As I was writing my most recent book, When God is Silent, I had to ask myself a question. Do we really need another book on prayer? C. S. Lewis once observed that he had never come across a book on prayer that was of any use to him. He said that he had seen many books of prayers, but when it came to books about prayer, the writers usually made the wrong assumptions about the reader.
I have often felt something similar. Books about prayer don’t seem to fit my situation. They either assume that I don’t want to pray or that I don’t know how. Neither is really the case. My problem lies elsewhere. I don’t like the way God treats me when I pray. Our conversations seem awkward. Over time I’ve discovered that most people are like me. We pray, sometimes frequently, but there is something about the experience that leaves us feeling uncomfortable.

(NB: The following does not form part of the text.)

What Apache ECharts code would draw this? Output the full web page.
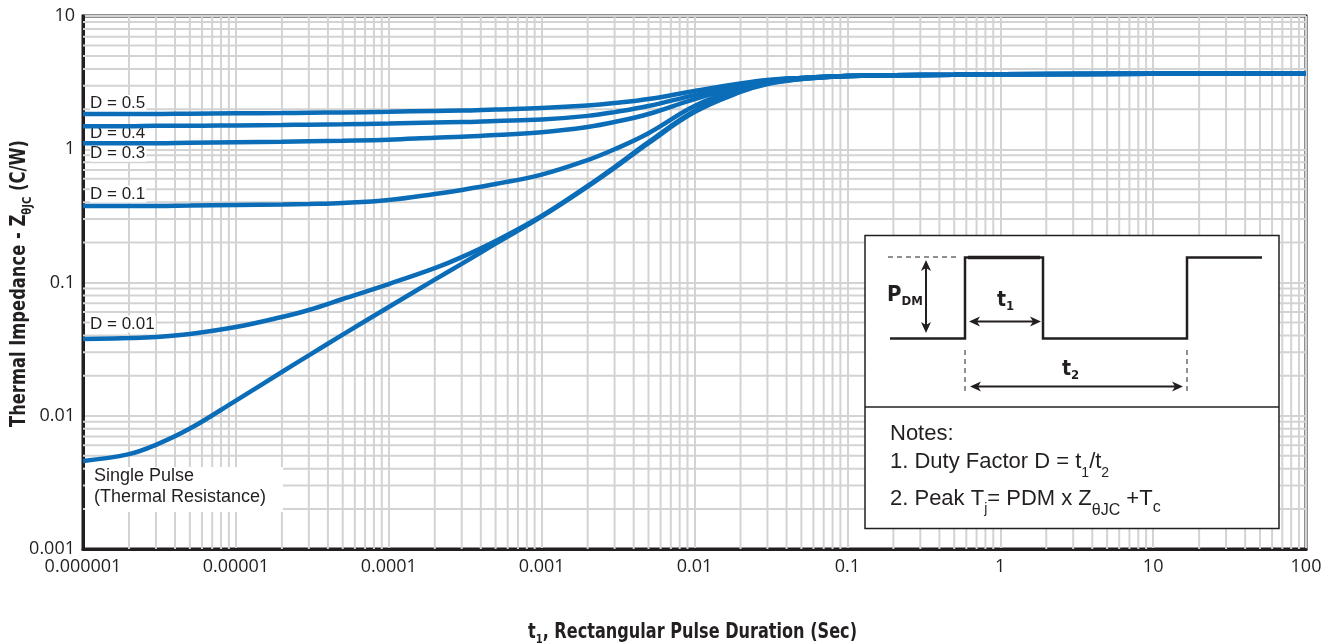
<!DOCTYPE html>
<html>
<head>
<meta charset="utf-8">
<script src="https://cdn.jsdelivr.net/npm/echarts@6/dist/echarts.min.js"></script>
<style>
html,body{margin:0;padding:0;background:#ffffff;}
#c{width:1336px;height:644px;}
</style>
</head>
<body>
<div id="c"></div>
<script>
// ---------------- data ----------------
const pulseDuration = [1e-6,2e-6,3e-6,5e-6,1e-5,2e-5,3e-5,5e-5,1e-4,2e-4,3e-4,5e-4,1e-3,2e-3,3e-3,5e-3,1e-2,2e-2,3e-2,5e-2,0.1,0.2,0.5,1,10,100];
const zD05    = [1.84,1.84,1.84,1.85,1.86,1.87,1.88,1.89,1.91,1.94,1.95,1.99,2.04,2.13,2.22,2.38,2.74,3.12,3.31,3.43,3.55,3.59,3.63,3.66,3.69,3.72];
const zD04    = [1.49,1.49,1.50,1.50,1.51,1.52,1.53,1.54,1.56,1.59,1.60,1.63,1.67,1.78,1.90,2.11,2.55,3.04,3.28,3.43,3.55,3.59,3.63,3.66,3.69,3.72];
const zD03    = [1.11,1.11,1.11,1.12,1.13,1.14,1.15,1.16,1.18,1.22,1.24,1.28,1.34,1.47,1.60,1.84,2.38,2.98,3.26,3.43,3.55,3.59,3.63,3.66,3.69,3.72];
const zD01    = [0.375,0.375,0.375,0.378,0.382,0.385,0.388,0.395,0.416,0.462,0.495,0.548,0.645,0.830,1.00,1.32,2.11,2.88,3.20,3.40,3.55,3.59,3.63,3.66,3.69,3.72];
const zD001   = [0.0377,0.0383,0.0390,0.0411,0.0463,0.0551,0.0622,0.0752,0.0974,0.128,0.155,0.205,0.316,0.530,0.736,1.13,1.94,2.74,3.12,3.37,3.55,3.59,3.63,3.66,3.69,3.72];
const zSingle = [0.00458,0.00515,0.00605,0.00801,0.0130,0.0213,0.0284,0.0406,0.0655,0.105,0.138,0.196,0.312,0.524,0.723,1.11,1.90,2.69,3.09,3.37,3.55,3.59,3.63,3.66,3.69,3.72];
const curveNames = ['D = 0.5','D = 0.4','D = 0.3','D = 0.1','D = 0.01','Single Pulse'];
const curveValues = [zD05, zD04, zD03, zD01, zD001, zSingle];
const xTickLabels = ['0.000001','0.00001','0.0001','0.001','0.01','0.1','1','10','100'];
const yTickLabels = ['0.001','0.01','0.1','1','10'];
const minorSteps = [2,3,4,5,6,7,8,9];
const singlePulseLines = ['Single Pulse','(Thermal Resistance)'];

// ---------------- styling ----------------
const INK = '#231f20';
const GRIDC = '#d3d3d3';
const BLUE = '#0b6db7';
const SANS = "'Liberation Sans', Arial, Helvetica, sans-serif";
const COND = "'Liberation Sans Narrow', 'Arial Narrow', 'DejaVu Sans Condensed', sans-serif";
const TICKF = "'Open Sans', 'Noto Sans', sans-serif";

const xMinExp = -6, xMaxExp = 2, yMinExp = -3, yMaxExp = 1;
const xMinV = Math.pow(10, xMinExp), xMaxV = Math.pow(10, xMaxExp);
const yMinV = Math.pow(10, yMinExp), yMaxV = Math.pow(10, yMaxExp);
function minorValues(e0, e1){
  const out = [];
  for (let e = e0; e < e1; e++) for (const k of minorSteps) out.push(k * Math.pow(10, e));
  return out;
}
const xMinor = minorValues(xMinExp, xMaxExp);
const yMinor = minorValues(yMinExp, yMaxExp);

// minor grid drawn as a broken line series through the axes' scales
const minorGridData = [];
xMinor.forEach(v => { minorGridData.push([v, yMinV], [v, yMaxV], null); });
yMinor.forEach(v => { minorGridData.push([xMinV, v], [xMaxV, v], null); });

const chart = echarts.init(document.getElementById('c'), null, {renderer: 'canvas'});

const series = [{
  type: 'line', name: 'minor grid', data: minorGridData, showSymbol: false, silent: true, z: 1,
  connectNulls: false, smooth: false,
  lineStyle: {color: GRIDC, width: 2},
  emphasis: {disabled: true}
}];
curveNames.forEach((name, i) => {
  series.push({
    type: 'line', name: name, z: 3, silent: true,
    data: pulseDuration.map((t, j) => [t, curveValues[i][j]]),
    showSymbol: false, smooth: 0.4,
    lineStyle: {color: BLUE, width: 4.5},
    emphasis: {disabled: true}
  });
});

chart.setOption({
  animation: false,
  grid: {left: 83, right: 30, top: 16, bottom: 95, show: true, borderColor: INK, borderWidth: 3,
         backgroundColor: 'transparent', containLabel: false, outerBoundsMode: 'none'},
  xAxis: {
    type: 'log', logBase: 10, min: xMinV, max: xMaxV, splitNumber: 8,
    axisLine: {show: true, lineStyle: {color: INK, width: 3}},
    axisTick: {show: false},
    splitLine: {show: true, lineStyle: {color: GRIDC, width: 2}},
    axisLabel: {
      color: INK, fontSize: 18, fontFamily: TICKF, margin: 9,
      showMinLabel: true, showMaxLabel: true,
      formatter: v => xTickLabels[Math.round(Math.log10(v)) - xMinExp]
    }
  },
  yAxis: {
    type: 'log', logBase: 10, min: yMinV, max: yMaxV, splitNumber: 4,
    axisLine: {show: true, lineStyle: {color: INK, width: 3}},
    axisTick: {show: false},
    splitLine: {show: true, lineStyle: {color: GRIDC, width: 2}},
    axisLabel: {
      color: INK, fontSize: 18, fontFamily: TICKF, margin: 8,
      showMinLabel: true, showMaxLabel: true,
      formatter: v => yTickLabels[Math.round(Math.log10(v)) - yMinExp]
    }
  },
  series: series
});

// ---------------- text helpers ----------------
const mctx = document.createElement('canvas').getContext('2d');
function fontOf(s){ return (s.bold ? 'bold ' : '') + s.size + 'px ' + s.family; }
function widthOf(s){ mctx.font = fontOf(s); return mctx.measureText(s.t).width; }
function textRun(segs, x, baseline, opts){
  opts = opts || {};
  let cur = 0;
  const kids = [];
  segs.forEach(s => {
    kids.push({type: 'text', x: cur, y: (s.dy || 0) - 0.35 * s.size,
      style: {text: s.t, font: fontOf(s), fill: s.fill || INK, align: 'left', verticalAlign: 'middle'}});
    cur += widthOf(s);
  });
  const total = cur;
  let sx = 1;
  if (opts.targetWidth) sx = opts.targetWidth / total;
  if (opts.center) kids.forEach(k => { k.x -= total / 2; });
  return {type: 'group', x: x, y: baseline, rotation: opts.rotation || 0, scaleX: sx, scaleY: 1,
          z: opts.z || 10, children: kids.map(k => Object.assign(k, {z: opts.z || 10}))};
}
function hArrow(x1, x2, y){
  return [
    {type: 'line', z: 11, shape: {x1: x1 + 5, y1: y, x2: x2 - 5, y2: y}, style: {stroke: INK, lineWidth: 2}},
    {type: 'polygon', z: 11, shape: {points: [[x1, y], [x1 + 11, y - 5], [x1 + 8, y], [x1 + 11, y + 5]]}, style: {fill: INK}},
    {type: 'polygon', z: 11, shape: {points: [[x2, y], [x2 - 11, y - 5], [x2 - 8, y], [x2 - 11, y + 5]]}, style: {fill: INK}}
  ];
}
function vArrow(x, y1, y2){
  return [
    {type: 'line', z: 11, shape: {x1: x, y1: y1 + 5, x2: x, y2: y2 - 5}, style: {stroke: INK, lineWidth: 2}},
    {type: 'polygon', z: 11, shape: {points: [[x, y1], [x - 5, y1 + 11], [x, y1 + 8], [x + 5, y1 + 11]]}, style: {fill: INK}},
    {type: 'polygon', z: 11, shape: {points: [[x, y2], [x - 5, y2 - 11], [x, y2 - 8], [x + 5, y2 - 11]]}, style: {fill: INK}}
  ];
}

const graphics = [];

// curve labels (placed relative to each curve's first point)
const labelOffsets = [-10.5, 7, 10, -12, -15];
const labelLeft = chart.convertToPixel({xAxisIndex: 0}, pulseDuration[0]) + 7;
curveNames.slice(0, 5).forEach((name, i) => {
  const py = chart.convertToPixel({yAxisIndex: 0}, curveValues[i][0]);
  graphics.push({type: 'text', z: 2, x: labelLeft, y: py + labelOffsets[i],
    style: {text: name, font: '17px ' + SANS, fill: INK, align: 'left', verticalAlign: 'middle',
            backgroundColor: '#ffffff', padding: [0, 1, 0, 0]}});
});
{
  const py = chart.convertToPixel({yAxisIndex: 0}, zSingle[0]);
  const px = chart.convertToPixel({xAxisIndex: 0}, pulseDuration[0]);
  graphics.push({type: 'rect', z: 2, shape: {x: px + 2, y: py + 6, width: 198, height: 45}, style: {fill: '#ffffff'}});
  singlePulseLines.forEach((t, k) => {
    graphics.push({type: 'text', z: 2, x: px + 11, y: py + 15 + 21 * k,
      style: {text: t, font: '18px ' + SANS, fill: INK, align: 'left', verticalAlign: 'middle'}});
  });
}

// axis titles
graphics.push(textRun([
  {t: 't', size: 21, bold: true, family: COND},
  {t: '1', size: 13, bold: true, family: COND, dy: 4},
  {t: ', Rectangular Pulse Duration (Sec)', size: 21, bold: true, family: COND}
], 692.5, 640, {center: true, targetWidth: 329}));
graphics.push(textRun([
  {t: 'Thermal Impedance - Z', size: 21, bold: true, family: COND},
  {t: 'θJC', size: 13, bold: true, family: COND, dy: 5},
  {t: ' (C/W)', size: 21, bold: true, family: COND}
], 27, 283.5, {center: true, targetWidth: 287, rotation: Math.PI / 2}));

// inset box
graphics.push({type: 'rect', z: 10, shape: {x: 865, y: 235.5, width: 414, height: 293},
  style: {fill: '#ffffff', stroke: INK, lineWidth: 1.5}});
graphics.push({type: 'line', z: 11, shape: {x1: 865, y1: 407, x2: 1279, y2: 407}, style: {stroke: INK, lineWidth: 1.5}});
graphics.push({type: 'polyline', z: 11,
  shape: {points: [[890, 338.5], [965, 338.5], [965, 257.5], [1043, 257.5], [1043, 338.5], [1187, 338.5], [1187, 257.5], [1262, 257.5]]},
  style: {stroke: INK, lineWidth: 2.5, fill: null}});
graphics.push({type: 'line', z: 11, shape: {x1: 968, y1: 257.5, x2: 1040, y2: 257.5}, style: {stroke: INK, lineWidth: 3.5}});
graphics.push({type: 'line', z: 11, shape: {x1: 888, y1: 257, x2: 957, y2: 257}, style: {stroke: INK, lineWidth: 1, lineDash: [5, 4]}});
graphics.push({type: 'line', z: 11, shape: {x1: 965, y1: 350, x2: 965, y2: 394}, style: {stroke: INK, lineWidth: 1, lineDash: [5, 4]}});
graphics.push({type: 'line', z: 11, shape: {x1: 1187, y1: 350, x2: 1187, y2: 394}, style: {stroke: INK, lineWidth: 1, lineDash: [5, 4]}});
vArrow(926, 260, 333).forEach(e => graphics.push(e));
hArrow(969, 1041, 321.5).forEach(e => graphics.push(e));
hArrow(970, 1183, 386.5).forEach(e => graphics.push(e));
graphics.push(textRun([
  {t: 'P', size: 22, bold: true, family: COND},
  {t: 'DM', size: 13, bold: true, family: COND, dy: 3}
], 887, 303, {z: 12}));
graphics.push(textRun([
  {t: 't', size: 21, bold: true, family: COND},
  {t: '1', size: 13, bold: true, family: COND, dy: 3}
], 997, 308, {z: 12}));
graphics.push(textRun([
  {t: 't', size: 21, bold: true, family: COND},
  {t: '2', size: 13, bold: true, family: COND, dy: 3}
], 1062, 377, {z: 12}));
graphics.push(textRun([{t: 'Notes:', size: 22, family: SANS}], 890, 442, {z: 12}));
graphics.push(textRun([
  {t: '1. Duty Factor D = t', size: 22, family: SANS},
  {t: '1', size: 14, family: SANS, dy: 8},
  {t: '/t', size: 22, family: SANS},
  {t: '2', size: 14, family: SANS, dy: 8}
], 890, 470, {z: 12}));
graphics.push(textRun([
  {t: '2. Peak T', size: 22, family: SANS},
  {t: 'j', size: 14, family: SANS, dy: 7},
  {t: '= PDM x Z', size: 22, family: SANS},
  {t: 'θJC', size: 16, family: SANS, dy: 9},
  {t: ' +T', size: 22, family: SANS},
  {t: 'c', size: 16, family: SANS, dy: 6}
], 890, 507, {z: 12}));

chart.setOption({graphic: graphics});
</script>
</body>
</html>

We aren’t sure why.
After giving this question thought over many years, it seems to me that many of the problems we have with prayer have nothing to do with motivation or method. They are the sort of problems that we might describe as relational. How do you carry on a conversation with someone who never seems to talk back to you? Why do we feel like God is sometimes unresponsive to our wishes? In my latest book, entitled “When God is Silent,” I address questions like these and many more.
In the end, the secret to prayer is not a matter of method or even motive. The key to prayer is God Himself. I have written this book to do more than answer questions like these. It is my hope. Indeed, it is my prayer that as you read, you will also gain a sense of God, of His goodness, and the rich welcome that is waiting for you every time you approach Him in the name of Jesus Christ.